Besides – who are we to decide what’s ‘rational’, ‘true’, or ‘valid’, anyway? What makes a psychiatrist the expert? Aren’t all these concepts ultimately relative?

But this time I’m compelled to think and reflect from a vantage point that is no longer merely theoretical, and it’s led me to think more about the other side of the coin – it’s let me perhaps to better recognize the very real and very thorny complexity of the whole issue. I will always maintain that the above theoretical questions are important to keep in mind, but the very practical scenario that we are dealing with at the moment raises an additional, very different set of concerns; concerns that have not so much to do with the existential right to agency as they do with the real-world consequences of allowing a delusional person to make their own decisions.

Yes, a patient should always be listened to, heard, validated. But if the patient’s only request is to be released from what she sees as inhuman imprisonment, and you know that, were she to be sent back out to the streets she would most likely be picked right back up by the police and brought back to the hospital (or worse, jail), what do you do?

And if a patient refuses to take her medication, claiming that she is not sick – but your medical training tells you that pharmaceuticals are the only quick and effective way to help her find her way out of hallucination, are you justified in forcing it on her?

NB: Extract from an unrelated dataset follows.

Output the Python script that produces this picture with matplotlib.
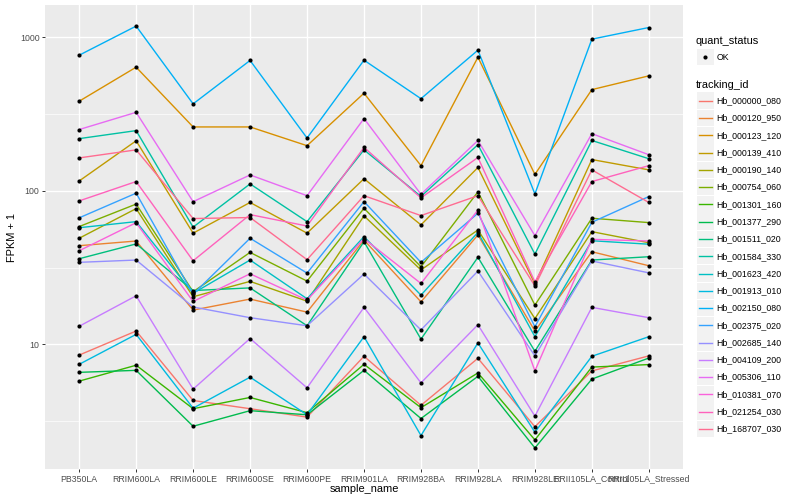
import numpy as np
import matplotlib
matplotlib.use("Agg")
import matplotlib.pyplot as plt
from matplotlib.patches import Rectangle
from matplotlib.ticker import FixedLocator, NullFormatter

plt.rcParams['font.family'] = ['Liberation Sans', 'DejaVu Sans']

samples = ["PB350LA", "RRIM600LA", "RRIM600LE", "RRIM600SE", "RRIM600PE",
           "RRIM901LA", "RRIM928BA", "RRIM928LA", "RRIM928LE",
           "RRII105LA_Control", "RRII105LA_Stressed"]

tracking_ids = ["Hb_000000_080", "Hb_000120_950", "Hb_000123_120", "Hb_000139_410",
                "Hb_000190_140", "Hb_000754_060", "Hb_001301_160", "Hb_001377_290",
                "Hb_001511_020", "Hb_001584_330", "Hb_001623_420", "Hb_001913_010",
                "Hb_002150_080", "Hb_002375_020", "Hb_002685_140", "Hb_004109_200",
                "Hb_005306_110", "Hb_010381_070", "Hb_021254_030", "Hb_168707_030"]

colors = ["#F8766D", "#EA8331", "#D89000", "#C09B00", "#A3A500", "#7CAE00",
          "#39B600", "#00BB4E", "#00BF7D", "#00C1A3", "#00BFC4", "#00BAE0",
          "#00B0F6", "#35A2FF", "#9590FF", "#C77CFF", "#E76BF3", "#FA62DB",
          "#FF62BC", "#FF6C91"]

# FPKM + 1 per sample
hb_000000_080 = [8.5, 12.2, 4.3, 3.8, 3.35, 8.35, 4.0, 8.1, 2.9, 6.7, 8.4]
hb_000120_950 = [43.9, 47.1, 16.7, 19.7, 16.2, 47.8, 18.9, 51.6, 12.2, 40.1, 32.5]
hb_000123_120 = [384, 640, 261, 261, 197, 433, 146, 743, 128, 457, 562]
hb_000139_410 = [116, 212, 53, 84, 53, 120, 60, 142, 24.8, 160, 137]
hb_000190_140 = [49.1, 76.6, 20.4, 25.7, 19.1, 68.7, 30.5, 55.6, 14.7, 54.2, 45.9]
hb_000754_060 = [58.5, 82, 22, 39.7, 25.8, 77, 32, 98.5, 18, 66.3, 62.1]
hb_001301_160 = [5.75, 7.3, 3.8, 4.5, 3.58, 7.4, 3.86, 6.5, 2.38, 7.1, 7.37]
hb_001377_290 = [6.56, 6.76, 2.92, 3.69, 3.47, 6.76, 3.28, 6.18, 2.11, 5.93, 8.13]
hb_001511_020 = [36.1, 45.1, 22.4, 23.3, 13.2, 46.6, 10.8, 36.9, 9.0, 35.4, 37.2]
hb_001584_330 = [219, 247, 58, 111, 63, 185, 92, 200, 38.7, 213, 162]
hb_001623_420 = [57.5, 63, 21.5, 35.4, 19.8, 50.3, 20.9, 53.6, 11.2, 47.3, 44.9]
hb_001913_010 = [7.4, 11.6, 3.83, 6.1, 3.47, 11.2, 2.54, 10.2, 2.67, 8.35, 11.2]
hb_002150_080 = [766, 1186, 369, 708, 221, 711, 399, 826, 95.5, 975, 1161]
hb_002375_020 = [66.7, 96.6, 21.2, 49.1, 29.1, 85.1, 34.2, 71.5, 13.0, 62.4, 91.8]
hb_002685_140 = [34.2, 35.4, 17.5, 14.9, 13.2, 28.7, 12.4, 30.0, 8.4, 34.9, 29.2]
hb_004109_200 = [13.1, 20.7, 5.1, 10.9, 5.2, 17.4, 5.6, 13.4, 3.4, 17.4, 14.9]
hb_005306_110 = [251, 325, 85, 127, 93, 296, 95, 213, 51, 236, 172]
hb_010381_070 = [40.7, 62, 19, 28.8, 19.4, 48.8, 24.9, 75, 6.7, 48.3, 47.1]
hb_021254_030 = [86, 115, 35, 70, 59, 192, 90, 165, 25.5, 115, 146]
hb_168707_030 = [164, 185, 66, 67, 35.6, 93, 69, 93, 24, 137, 84]

series = [hb_000000_080, hb_000120_950, hb_000123_120, hb_000139_410,
          hb_000190_140, hb_000754_060, hb_001301_160, hb_001377_290,
          hb_001511_020, hb_001584_330, hb_001623_420, hb_001913_010,
          hb_002150_080, hb_002375_020, hb_002685_140, hb_004109_200,
          hb_005306_110, hb_010381_070, hb_021254_030, hb_168707_030]

W, H = 800, 500
fig = plt.figure(figsize=(W / 100, H / 100), dpi=100)

pl, pr, pt, pb = 45, 683, 5, 469
ax = fig.add_axes([pl / W, 1 - pb / H, (pr - pl) / W, (pb - pt) / H])
ax.set_facecolor("#EBEBEB")
for s in ax.spines.values():
    s.set_visible(False)

x = np.arange(len(samples))
for vals, col in zip(series, colors):
    ax.plot(x, vals, color=col, lw=1.0, zorder=2, solid_joinstyle='round')
for vals in series:
    ax.scatter(x, vals, s=9, color="black", zorder=3, linewidths=0)

ax.set_yscale("log")
allv = np.concatenate([np.asarray(v, float) for v in series])
lo, hi = np.log10(allv.min()), np.log10(allv.max())
pad = 0.05 * (hi - lo)
ax.set_ylim(10 ** (lo - pad), 10 ** (hi + pad))
ax.set_xlim(-0.6, len(samples) - 1 + 0.6)

ax.set_yticks([10, 100, 1000])
ax.set_yticklabels(["10", "100", "1000"])
ax.yaxis.set_minor_locator(FixedLocator([10 ** 0.5, 10 ** 1.5, 10 ** 2.5]))
ax.yaxis.set_minor_formatter(NullFormatter())
ax.set_xticks(x)
ax.set_xticklabels(samples)

ax.grid(which="major", color="white", lw=1.0)
ax.grid(which="minor", axis="y", color="white", lw=0.5)
ax.set_axisbelow(True)
ax.tick_params(which="major", length=2.2, width=0.7, color="#333333",
               labelsize=6.3, labelcolor="#4D4D4D", pad=1.8)
ax.tick_params(which="minor", length=0)

fig.text(12 / W, 1 - ((pt + pb) / 2) / H, "FPKM + 1", rotation=90,
         ha="center", va="center", fontsize=7.9, color="black")
fig.text(((pl + pr) / 2) / W, 1 - 489 / H, "sample_name",
         ha="center", va="center", fontsize=7.9, color="black")

# legend drawn in pixel space
lax = fig.add_axes([0, 0, 1, 1], zorder=5)
lax.set_xlim(0, W)
lax.set_ylim(H, 0)
lax.axis("off")

kx0, kw, kh = 697, 16.5, 16.5
lax.text(696, 41, "quant_status", fontsize=7.9, va="center", ha="left")
lax.add_patch(Rectangle((kx0, 57.2 - kh / 2), kw, kh, facecolor="#F2F2F2",
                        edgecolor="none"))
lax.scatter([kx0 + kw / 2], [57.2], s=9, color="black", linewidths=0)
lax.text(716.5, 57.2, "OK", fontsize=6.3, va="center", ha="left")

lax.text(696, 84.5, "tracking_id", fontsize=7.9, va="center", ha="left")
y0, dy = 100.7, 17.28
for i, (tid, col) in enumerate(zip(tracking_ids, colors)):
    yc = y0 + i * dy
    lax.add_patch(Rectangle((kx0, yc - kh / 2), kw, kh, facecolor="#F2F2F2",
                            edgecolor="none"))
    lax.plot([kx0 + 1.6, kx0 + kw - 1.6], [yc, yc], color=col, lw=1.0)
    lax.text(716.5, yc, tid, fontsize=6.3, va="center", ha="left")

fig.savefig("out.png", dpi=100)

And finally, where do you draw the line? When Marwa told me about military bases on other planets, I was fairly certain that this truth existed only in her mind. But when a woman claims to have given birth to Mussolini’s oldest son, whom do you believe, and on what basis do you make that choice? How far do you go in finding ‘proof’? Who, in the end, has the right to determine whether or not a mind is ‘rational’ enough to retain its claims to agency?



* This is a new role for me at the hospital. I’ve always been the observer, never the participant. I’m not a psychiatrist, not a psychologist, not even a social worker; I wasn’t qualified or able to really do anything useful. Now, suddenly, I’m being involved, asked for input, even needed perhaps – and I have to admit that it feels really, really good. I love the idea of being able to do something.)